The same author says: |We philosophers and critical theologians have spoken well when we decreed the abolition of miracles; but our decree remained without effect, because we could not show them to be unnecessary, inasmuch as we were unable to indicate any natural force to take their place. Darwin has provided or indicated this natural force, this process of nature; he has opened the door through which a happier posterity may eject miracles forever.|

Helmholtz says: |Adaptation in the formation of organisms may arise without the intervention of intelligence by the blind operation of natural law.| This author confounds law with cause or agent. |Law is nothing without an agent to operate by it.| Law is simply a rule of action. Let us hear Strauss once more: |Design in nature, especially in the department of living organisms, has ever been appealed to by those who desire to prove that the world is not SELF-EVOLVED (capitals mine), but the work of an intelligent Creator.| -- Old Faith and New, p.211. On page 175 Strauss says of those who ridicule Darwin's evolution hypothesis and yet deny miracles: |How do they account for the origin of man, and, in general, the development of the organic out of the inorganic? Would they assume that the original man, as such, no matter how rough and unformed, but still a man, sprang immediately out of the inorganic, out of the sea or the slime of the Nile? They would hardly venture to say that; then they must know that there is only the choice between miracle, the divine hand of the Creator, and Darwin.| According to this statement every man is left to one of three conclusions, viz:

1. That man came up immediately as man from the inorganic, or from the slime of the Nile, or from some other slimy place. Or,

2. That man was evolved from the lowest forms of life, according to Darwinism. Or,

3. That man was created by the divine hand, according to Christian belief.

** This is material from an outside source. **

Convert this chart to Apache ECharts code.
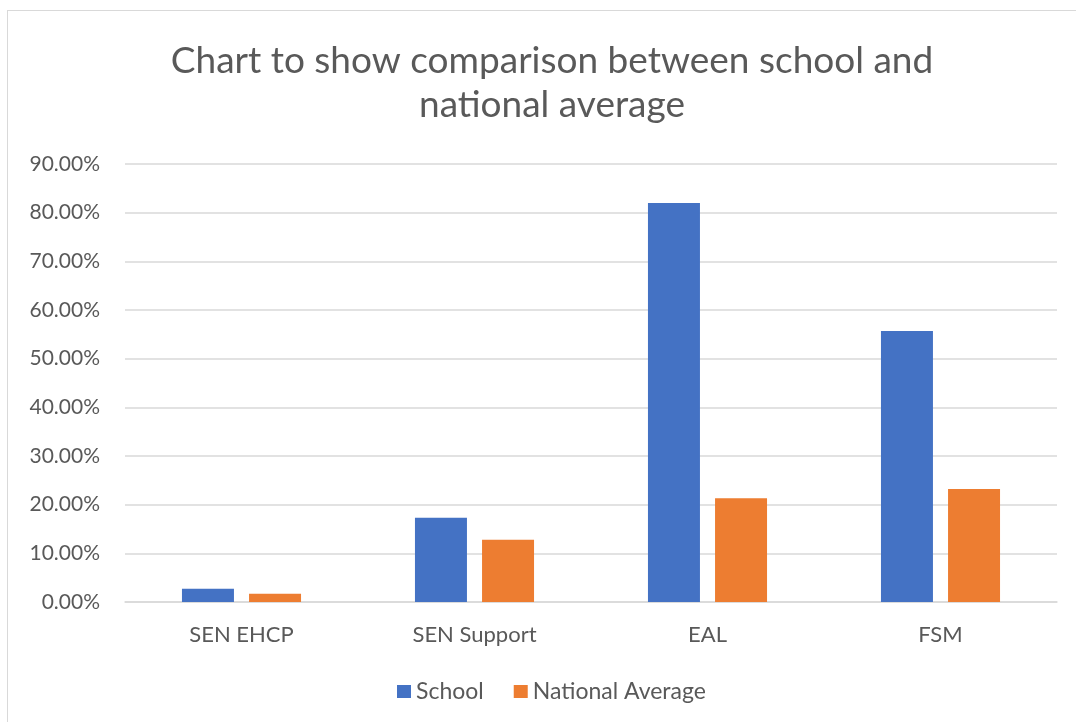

Reader, which will you accept. Will you dethrone the Creator?

Choose you this day between the Creator and the slime of the sea with the sun's rays. What does Darwin know about the origin of life and mind? I am informed that he believes in a God, who, by miracle, gave the living unit at the base of his evolutionary series, but it seems to be an admission for the sake merely of avoiding disaster, for he says: |In what manner the mental powers were first developed in the lowest organisms is as hopeless an inquiry as how life itself first originated. These are problems for the distant future, if they are ever to be solved by man.| -- Descent of Man, p.66. This is an open confession; in it all is given up.

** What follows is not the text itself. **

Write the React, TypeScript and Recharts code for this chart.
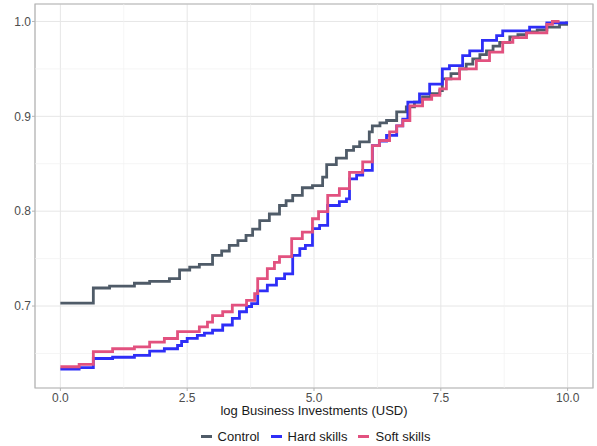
import React from "react";
import {
  LineChart,
  Line,
  XAxis,
  YAxis,
  CartesianGrid,
  Legend,
  ReferenceLine,
  ReferenceArea,
} from "recharts";

const seriesNames = ["Control", "Hard skills", "Soft skills"];
const seriesColors = ["#4F5B68", "#2E2EF7", "#E2517F"];

const controlX = [0, 0.65, 0.97, 1.46, 1.76, 2.15, 2.35, 2.55, 2.74, 3.0, 3.18, 3.33, 3.5, 3.66, 3.79, 3.93, 4.12, 4.32, 4.45, 4.58, 4.77, 4.97, 5.17, 5.25, 5.44, 5.64, 5.78, 5.9, 6.09, 6.15, 6.3, 6.43, 6.63, 6.82, 6.98, 7.14, 7.3, 7.48, 7.53, 7.7, 7.87, 8.0, 8.13, 8.27, 8.4, 8.53, 8.66, 8.86, 9.02, 9.19, 9.4, 9.59, 9.84, 9.98];
const controlY = [0.703, 0.719, 0.721, 0.724, 0.726, 0.729, 0.738, 0.741, 0.744, 0.7535, 0.758, 0.764, 0.769, 0.7745, 0.781, 0.79, 0.797, 0.806, 0.811, 0.8166, 0.8247, 0.827, 0.836, 0.849, 0.856, 0.864, 0.868, 0.873, 0.8837, 0.89, 0.893, 0.8956, 0.9047, 0.91, 0.915, 0.9205, 0.924, 0.927, 0.9395, 0.945, 0.95, 0.955, 0.9605, 0.965, 0.969, 0.974, 0.978, 0.9837, 0.986, 0.989, 0.991, 0.994, 0.997, 1.0];

const hardX = [0, 0.37, 0.65, 1.03, 1.46, 1.76, 2.05, 2.31, 2.39, 2.5, 2.7, 2.84, 3.0, 3.2, 3.39, 3.53, 3.67, 3.77, 3.89, 4.08, 4.26, 4.42, 4.58, 4.72, 4.83, 4.97, 5.11, 5.27, 5.5, 5.64, 5.7, 5.84, 5.96, 6.15, 6.29, 6.43, 6.63, 6.75, 6.85, 7.08, 7.28, 7.53, 7.67, 7.93, 8.07, 8.32, 8.6, 8.72, 9.25, 9.59, 9.98];
const hardY = [0.6335, 0.635, 0.6447, 0.646, 0.648, 0.6524, 0.655, 0.6584, 0.6626, 0.666, 0.669, 0.6715, 0.6745, 0.68, 0.687, 0.694, 0.6995, 0.7026, 0.716, 0.722, 0.729, 0.734, 0.7535, 0.7605, 0.764, 0.7816, 0.785, 0.806, 0.81, 0.813, 0.834, 0.838, 0.843, 0.869, 0.874, 0.88, 0.89, 0.897, 0.915, 0.9237, 0.934, 0.95, 0.9535, 0.964, 0.969, 0.98, 0.985, 0.99, 0.994, 0.9985, 1.0];

const softX = [0, 0.37, 0.65, 1.03, 1.46, 1.76, 2.05, 2.31, 2.74, 2.9, 3.0, 3.2, 3.39, 3.67, 3.83, 3.89, 4.08, 4.22, 4.32, 4.56, 4.77, 4.97, 5.09, 5.27, 5.5, 5.7, 5.96, 6.15, 6.29, 6.49, 6.63, 6.75, 6.89, 7.14, 7.32, 7.48, 7.61, 7.87, 8.2, 8.46, 8.72, 8.92, 9.19, 9.59, 9.7, 9.84];
const softY = [0.636, 0.6384, 0.652, 0.655, 0.657, 0.662, 0.6658, 0.673, 0.678, 0.683, 0.69, 0.694, 0.701, 0.706, 0.713, 0.729, 0.7395, 0.746, 0.752, 0.771, 0.778, 0.792, 0.7995, 0.8166, 0.8237, 0.841, 0.852, 0.869, 0.8745, 0.8837, 0.89, 0.8956, 0.911, 0.918, 0.922, 0.929, 0.9395, 0.95, 0.9587, 0.9676, 0.978, 0.983, 0.988, 0.997, 1.0, 1.0];

const xTicks = [0, 2.5, 5, 7.5, 10];
const yTicks = [0.7, 0.8, 0.9, 1.0];
const xMinor = [1.25, 3.75, 6.25, 8.75];
const yMinor = [0.65, 0.75, 0.85, 0.95];

const toPoints = (xs: number[], ys: number[]) => xs.map((x, i) => ({ x, y: ys[i] }));
const seriesData = [toPoints(controlX, controlY), toPoints(hardX, hardY), toPoints(softX, softY)];

const FONT = "'Liberation Sans', Arial, Helvetica, sans-serif";
const X_DOMAIN: [number, number] = [-0.5, 10.5];
const Y_DOMAIN: [number, number] = [0.6136, 1.0184];

const LegendContent = () => (
  <div
    style={{
      display: "flex",
      justifyContent: "center",
      alignItems: "center",
      fontFamily: FONT,
      fontSize: 13,
      color: "#1a1a1a",
      height: 20,
      paddingLeft: 38,
    }}
  >
    {seriesNames.map((n, i) => (
      <div key={n} style={{ display: "flex", alignItems: "center", marginRight: i < 2 ? 11 : 0 }}>
        <span style={{ display: "inline-block", width: 11, height: 3, background: seriesColors[i], marginRight: 6 }} />
        <span>{n}</span>
      </div>
    ))}
  </div>
);

export default function App() {
  return (
    <div style={{ position: "absolute", left: 0, top: 0, background: "#fff" }}>
      <LineChart width={597} height={446} margin={{ top: 4, right: 4, bottom: 0, left: 0 }}>
        <CartesianGrid stroke="#e6e6e6" strokeWidth={1} />
        {xMinor.map((v) => (
          <ReferenceLine key={"xm" + v} x={v} stroke="#f1f1f1" strokeWidth={0.7} />
        ))}
        {yMinor.map((v) => (
          <ReferenceLine key={"ym" + v} y={v} stroke="#f1f1f1" strokeWidth={0.7} />
        ))}
        <XAxis
          type="number"
          dataKey="x"
          domain={X_DOMAIN}
          ticks={xTicks}
          allowDataOverflow
          tickFormatter={(v: number) => v.toFixed(1)}
          axisLine={false}
          tickLine={{ stroke: "#b3b3b3" }}
          tickSize={3}
          tickMargin={2}
          height={38}
          tick={{ fill: "#4d4d4d", fontSize: 12, fontFamily: FONT }}
          label={{
            value: "log Business Investments (USD)",
            position: "insideBottom",
            offset: 11,
            fill: "#1a1a1a",
            fontSize: 13,
            fontFamily: FONT,
          }}
        />
        <YAxis
          type="number"
          dataKey="y"
          domain={Y_DOMAIN}
          ticks={yTicks}
          allowDataOverflow
          tickFormatter={(v: number) => v.toFixed(1)}
          axisLine={false}
          tickLine={{ stroke: "#b3b3b3" }}
          tickSize={3}
          tickMargin={1}
          width={35}
          tick={{ fill: "#4d4d4d", fontSize: 12, fontFamily: FONT }}
        />
        <Legend verticalAlign="bottom" height={20} content={<LegendContent />} />
        {seriesNames.map((n, i) => (
          <Line
            key={n}
            name={n}
            data={seriesData[i]}
            dataKey="y"
            type="stepAfter"
            stroke={seriesColors[i]}
            strokeWidth={2.8}
            dot={false}
            activeDot={false}
            isAnimationActive={false}
          />
        ))}
        <ReferenceArea
          x1={X_DOMAIN[0]}
          x2={X_DOMAIN[1]}
          y1={Y_DOMAIN[0]}
          y2={Y_DOMAIN[1]}
          fill="none"
          fillOpacity={0}
          stroke="#b3b3b3"
          strokeWidth={1.2}
          ifOverflow="visible"
        />
      </LineChart>
    </div>
  );
}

I am now reminded of one of the last sayings of Strauss; here it is: |We demand for our universe the same piety which the devout man of old demanded for his God.| This brings us to the same standard of piety. Then why the opposition?

Strauss denied a personal God. Of his mental condition we learn something from these words: |In the enormous machine of the universe, amid the incessant whirl and hiss of its jagged iron wheels, amid the deafening crash of its ponderous stamps and hammers -- in the midst of this whole terrific commotion, man, a helpless and defenseless creature, finds himself placed, not secure for a moment, that on an imprudent motion a wheel may not seize and rend him, or a hammer crush him to a powder. This sense of abandonment is at first SOMETHING AWFUL.| (Capitals mine.) Reader, the religion of Jesus Christ will save you from the terrible mental condition which is legitimate from a denial of God and his Christ. Will you accept it and experience the fact?